── GIVEN INFORMATION

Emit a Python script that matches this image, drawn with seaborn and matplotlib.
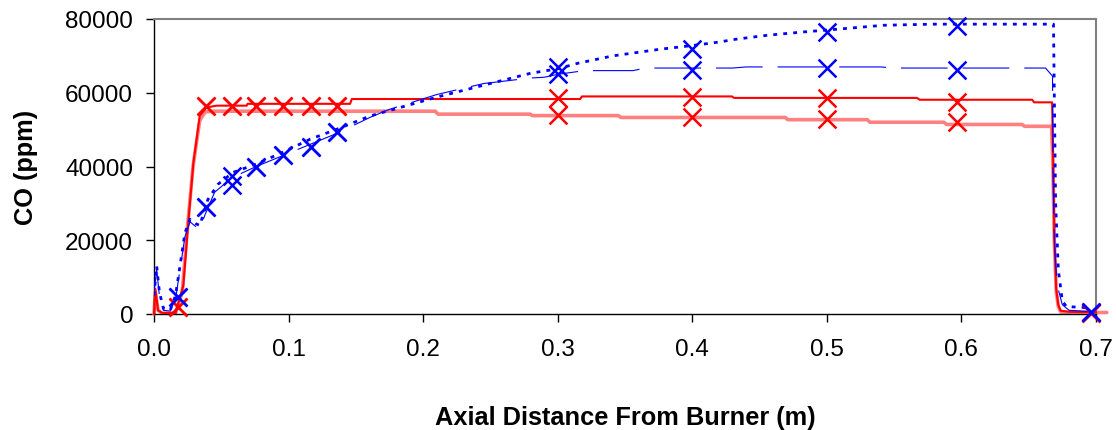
import numpy as np
import pandas as pd
import matplotlib
matplotlib.use("Agg")
import matplotlib.pyplot as plt
import seaborn as sns

# ---------------- data ----------------
x_ticks = [0.0, 0.1, 0.2, 0.3, 0.4, 0.5, 0.6, 0.7]
x_tick_labels = ["0.0", "0.1", "0.2", "0.3", "0.4", "0.5", "0.6", "0.7"]
y_ticks = [0, 20000, 40000, 60000, 80000]
y_tick_labels = ["0", "20000", "40000", "60000", "80000"]

# blue dotted line
blue_dot_x = [0, 0.002, 0.004, 0.007, 0.012, 0.016, 0.0193, 0.023, 0.0268, 0.031, 0.034,
              0.040, 0.0476, 0.0587, 0.0763, 0.096, 0.116, 0.1358, 0.1606, 0.21, 0.28,
              0.30, 0.315, 0.341, 0.376, 0.40, 0.421, 0.43, 0.456, 0.483, 0.51, 0.542,
              0.579, 0.6684, 0.6690, 0.670, 0.672, 0.675, 0.678, 0.69, 0.695]
blue_dot_y = [5000, 13000, 6000, 1500, 1000, 5000, 13000, 22000, 25700, 24500, 24000,
              31000, 35200, 38400, 40700, 43900, 47400, 50100, 53700, 58800, 65300,
              66500, 68000, 70000, 71800, 72800, 73800, 74400, 75600, 76500, 77300, 78300,
              78600, 78600, 60000, 30000, 12000, 3500, 2000, 1800, 1500]

# blue thin long-dashed line
blue_dash_x = [0, 0.002, 0.004, 0.007, 0.012, 0.016, 0.0193, 0.023, 0.0268, 0.030, 0.034,
               0.038, 0.045, 0.058, 0.076, 0.096, 0.116, 0.136, 0.161, 0.175, 0.21, 0.245,
               0.28, 0.29, 0.30, 0.32, 0.356, 0.365, 0.43, 0.44, 0.54, 0.55, 0.6625,
               0.6677, 0.668, 0.669, 0.671, 0.675, 0.68, 0.69, 0.695]
blue_dash_y = [6000, 12000, 5000, 1000, 800, 4000, 12000, 21000, 25000, 24000, 23000,
               27000, 33000, 37000, 40000, 43000, 46000, 49000, 53400, 55500, 59500, 62500,
               64000, 64200, 65000, 66000, 66000, 66700, 66700, 67000, 67000, 66700, 66700,
               64500, 40000, 20000, 8000, 2500, 1000, 800, 700]

# red solid line
red_x = [0, 0.001, 0.003, 0.006, 0.016, 0.0218, 0.0255, 0.0293, 0.034, 0.039, 0.0466,
         0.0689, 0.0695, 0.1457, 0.147, 0.3167, 0.318, 0.4295, 0.431, 0.567, 0.569,
         0.6526, 0.654, 0.6674, 0.668, 0.669, 0.6704, 0.672, 0.6736, 0.68, 0.695, 0.70]
red_y = [0, 6800, 1000, 300, 300, 7700, 25000, 41100, 53800, 56000, 56500,
         56500, 57000, 57000, 58300, 58300, 59000, 59000, 58600, 58600, 58100,
         58100, 57400, 57400, 45000, 22200, 6800, 2500, 900, 600, 500, 500]

# light red (salmon) line
salmon_x = [0, 0.001, 0.003, 0.006, 0.016, 0.021, 0.025, 0.029, 0.034, 0.038, 0.045,
            0.209, 0.211, 0.2796, 0.281, 0.345, 0.347, 0.469, 0.471, 0.530, 0.532,
            0.587, 0.589, 0.645, 0.647, 0.667, 0.668, 0.669, 0.6705, 0.672, 0.674,
            0.68, 0.70, 0.708]
salmon_y = [0, 6000, 1000, 200, 200, 6000, 24000, 40000, 52500, 54800, 55000,
            55000, 54200, 54200, 53800, 53800, 53300, 53300, 52700, 52700, 52000,
            52000, 51400, 51400, 50900, 50900, 40000, 20000, 6000, 2000, 500,
            400, 400, 400]

# measured points (x markers)
pts_x = [0.018, 0.039, 0.058, 0.076, 0.096, 0.117, 0.136, 0.30, 0.40, 0.50, 0.597, 0.696]
blue_pts_a = [4500, 28900, 37300, 40000, 43100, 45400, 49400, 65100, 72000, 76400, 78000, 460]
blue_pts_b = [4500, 28900, 35000, 40000, 43100, 45400, 49400, 66900, 66250, 66640, 66170, 460]
red_pts_c = [1800, 56500, 56500, 56500, 56500, 56500, 56500, 58500, 58800, 58500, 57400, 300]
red_pts_d = [1800, 56500, 56500, 56500, 56500, 56500, 56500, 54000, 53300, 52900, 52000, 300]

# ---------------- plot ----------------
sns.set_theme(style="white")
plt.rcParams["font.family"] = ["Liberation Sans", "DejaVu Sans"]

fig = plt.figure(figsize=(11.16, 4.31), dpi=100)
ax = fig.add_axes([154 / 1116, 1 - 315 / 431, (1096 - 154) / 1116, (315 - 20) / 431])

BLUE = "#0000FF"
RED = "#FF0000"
SALMON = "#FF8080"

sns.lineplot(x=salmon_x, y=salmon_y, sort=False, estimator=None, ax=ax,
             color=SALMON, linewidth=2.6, clip_on=False, zorder=2)
sns.lineplot(x=red_x, y=red_y, sort=False, estimator=None, ax=ax,
             color=RED, linewidth=1.5, clip_on=False, zorder=3)
sns.lineplot(x=blue_dash_x, y=blue_dash_y, sort=False, estimator=None, ax=ax,
             color=BLUE, linewidth=0.8, dashes=False, zorder=4)
ax.lines[-1].set_dashes((42, 13.5))
sns.lineplot(x=blue_dot_x, y=blue_dot_y, sort=False, estimator=None, ax=ax,
             color=BLUE, linewidth=2.0, zorder=5)
ax.lines[-1].set_dashes((1.4, 2.2))
ax.lines[-1].set_dash_capstyle("butt")

for ys, c in [(red_pts_d, RED), (red_pts_c, RED), (blue_pts_b, BLUE), (blue_pts_a, BLUE)]:
    sns.scatterplot(x=pts_x, y=ys, marker="x", s=165, color=c, linewidth=1.8,
                    ax=ax, clip_on=False, zorder=6)

ax.set_xlim(0, 0.7)
ax.set_ylim(0, 80000)
ax.set_xticks(x_ticks)
ax.set_xticklabels(x_tick_labels)
ax.set_yticks(y_ticks)
ax.set_yticklabels(y_tick_labels)
ax.tick_params(axis="both", which="major", direction="out", length=6, width=1,
               color="black", labelsize=17.5, labelcolor="black", pad=9,
               bottom=True, left=True)
ax.tick_params(axis="x", pad=11)

for side in ["left", "bottom"]:
    ax.spines[side].set_color("black")
    ax.spines[side].set_linewidth(1.0)
for side in ["top", "right"]:
    ax.spines[side].set_color("#808080")
    ax.spines[side].set_linewidth(1.5)

ax.set_xlabel("Axial Distance From Burner (m)", fontsize=18.3, fontweight="bold", color="black")
ax.set_ylabel("CO (ppm)", fontsize=18.3, fontweight="bold", color="black")
ax.xaxis.set_label_coords(0.5, -0.31)
ax.yaxis.set_label_coords(-0.123, 0.5)
ax.grid(False)
ax.set_facecolor("white")
fig.patch.set_facecolor("white")

fig.savefig("out.png", dpi=100)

────

Leave the images out, please, and restate each line word for word.

Emit a Python script that matches this image, drawn with seaborn and matplotlib.
import numpy as np
import pandas as pd
import matplotlib
matplotlib.use("Agg")
import matplotlib.pyplot as plt
import seaborn as sns

# ---------------- data ----------------
x_ticks = [0.0, 0.1, 0.2, 0.3, 0.4, 0.5, 0.6, 0.7]
x_tick_labels = ["0.0", "0.1", "0.2", "0.3", "0.4", "0.5", "0.6", "0.7"]
y_ticks = [0, 20000, 40000, 60000, 80000]
y_tick_labels = ["0", "20000", "40000", "60000", "80000"]

# blue dotted line
blue_dot_x = [0, 0.002, 0.004, 0.007, 0.012, 0.016, 0.0193, 0.023, 0.0268, 0.031, 0.034,
              0.040, 0.0476, 0.0587, 0.0763, 0.096, 0.116, 0.1358, 0.1606, 0.21, 0.28,
              0.30, 0.315, 0.341, 0.376, 0.40, 0.421, 0.43, 0.456, 0.483, 0.51, 0.542,
              0.579, 0.6684, 0.6690, 0.670, 0.672, 0.675, 0.678, 0.69, 0.695]
blue_dot_y = [5000, 13000, 6000, 1500, 1000, 5000, 13000, 22000, 25700, 24500, 24000,
              31000, 35200, 38400, 40700, 43900, 47400, 50100, 53700, 58800, 65300,
              66500, 68000, 70000, 71800, 72800, 73800, 74400, 75600, 76500, 77300, 78300,
              78600, 78600, 60000, 30000, 12000, 3500, 2000, 1800, 1500]

# blue thin long-dashed line
blue_dash_x = [0, 0.002, 0.004, 0.007, 0.012, 0.016, 0.0193, 0.023, 0.0268, 0.030, 0.034,
               0.038, 0.045, 0.058, 0.076, 0.096, 0.116, 0.136, 0.161, 0.175, 0.21, 0.245,
               0.28, 0.29, 0.30, 0.32, 0.356, 0.365, 0.43, 0.44, 0.54, 0.55, 0.6625,
               0.6677, 0.668, 0.669, 0.671, 0.675, 0.68, 0.69, 0.695]
blue_dash_y = [6000, 12000, 5000, 1000, 800, 4000, 12000, 21000, 25000, 24000, 23000,
               27000, 33000, 37000, 40000, 43000, 46000, 49000, 53400, 55500, 59500, 62500,
               64000, 64200, 65000, 66000, 66000, 66700, 66700, 67000, 67000, 66700, 66700,
               64500, 40000, 20000, 8000, 2500, 1000, 800, 700]

# red solid line
red_x = [0, 0.001, 0.003, 0.006, 0.016, 0.0218, 0.0255, 0.0293, 0.034, 0.039, 0.0466,
         0.0689, 0.0695, 0.1457, 0.147, 0.3167, 0.318, 0.4295, 0.431, 0.567, 0.569,
         0.6526, 0.654, 0.6674, 0.668, 0.669, 0.6704, 0.672, 0.6736, 0.68, 0.695, 0.70]
red_y = [0, 6800, 1000, 300, 300, 7700, 25000, 41100, 53800, 56000, 56500,
         56500, 57000, 57000, 58300, 58300, 59000, 59000, 58600, 58600, 58100,
         58100, 57400, 57400, 45000, 22200, 6800, 2500, 900, 600, 500, 500]

# light red (salmon) line
salmon_x = [0, 0.001, 0.003, 0.006, 0.016, 0.021, 0.025, 0.029, 0.034, 0.038, 0.045,
            0.209, 0.211, 0.2796, 0.281, 0.345, 0.347, 0.469, 0.471, 0.530, 0.532,
            0.587, 0.589, 0.645, 0.647, 0.667, 0.668, 0.669, 0.6705, 0.672, 0.674,
            0.68, 0.70, 0.708]
salmon_y = [0, 6000, 1000, 200, 200, 6000, 24000, 40000, 52500, 54800, 55000,
            55000, 54200, 54200, 53800, 53800, 53300, 53300, 52700, 52700, 52000,
            52000, 51400, 51400, 50900, 50900, 40000, 20000, 6000, 2000, 500,
            400, 400, 400]

# measured points (x markers)
pts_x = [0.018, 0.039, 0.058, 0.076, 0.096, 0.117, 0.136, 0.30, 0.40, 0.50, 0.597, 0.696]
blue_pts_a = [4500, 28900, 37300, 40000, 43100, 45400, 49400, 65100, 72000, 76400, 78000, 460]
blue_pts_b = [4500, 28900, 35000, 40000, 43100, 45400, 49400, 66900, 66250, 66640, 66170, 460]
red_pts_c = [1800, 56500, 56500, 56500, 56500, 56500, 56500, 58500, 58800, 58500, 57400, 300]
red_pts_d = [1800, 56500, 56500, 56500, 56500, 56500, 56500, 54000, 53300, 52900, 52000, 300]

# ---------------- plot ----------------
sns.set_theme(style="white")
plt.rcParams["font.family"] = ["Liberation Sans", "DejaVu Sans"]

fig = plt.figure(figsize=(11.16, 4.31), dpi=100)
ax = fig.add_axes([154 / 1116, 1 - 315 / 431, (1096 - 154) / 1116, (315 - 20) / 431])

BLUE = "#0000FF"
RED = "#FF0000"
SALMON = "#FF8080"

sns.lineplot(x=salmon_x, y=salmon_y, sort=False, estimator=None, ax=ax,
             color=SALMON, linewidth=2.6, clip_on=False, zorder=2)
sns.lineplot(x=red_x, y=red_y, sort=False, estimator=None, ax=ax,
             color=RED, linewidth=1.5, clip_on=False, zorder=3)
sns.lineplot(x=blue_dash_x, y=blue_dash_y, sort=False, estimator=None, ax=ax,
             color=BLUE, linewidth=0.8, dashes=False, zorder=4)
ax.lines[-1].set_dashes((42, 13.5))
sns.lineplot(x=blue_dot_x, y=blue_dot_y, sort=False, estimator=None, ax=ax,
             color=BLUE, linewidth=2.0, zorder=5)
ax.lines[-1].set_dashes((1.4, 2.2))
ax.lines[-1].set_dash_capstyle("butt")

for ys, c in [(red_pts_d, RED), (red_pts_c, RED), (blue_pts_b, BLUE), (blue_pts_a, BLUE)]:
    sns.scatterplot(x=pts_x, y=ys, marker="x", s=165, color=c, linewidth=1.8,
                    ax=ax, clip_on=False, zorder=6)

ax.set_xlim(0, 0.7)
ax.set_ylim(0, 80000)
ax.set_xticks(x_ticks)
ax.set_xticklabels(x_tick_labels)
ax.set_yticks(y_ticks)
ax.set_yticklabels(y_tick_labels)
ax.tick_params(axis="both", which="major", direction="out", length=6, width=1,
               color="black", labelsize=17.5, labelcolor="black", pad=9,
               bottom=True, left=True)
ax.tick_params(axis="x", pad=11)

for side in ["left", "bottom"]:
    ax.spines[side].set_color("black")
    ax.spines[side].set_linewidth(1.0)
for side in ["top", "right"]:
    ax.spines[side].set_color("#808080")
    ax.spines[side].set_linewidth(1.5)

ax.set_xlabel("Axial Distance From Burner (m)", fontsize=18.3, fontweight="bold", color="black")
ax.set_ylabel("CO (ppm)", fontsize=18.3, fontweight="bold", color="black")
ax.xaxis.set_label_coords(0.5, -0.31)
ax.yaxis.set_label_coords(-0.123, 0.5)
ax.grid(False)
ax.set_facecolor("white")
fig.patch.set_facecolor("white")

fig.savefig("out.png", dpi=100)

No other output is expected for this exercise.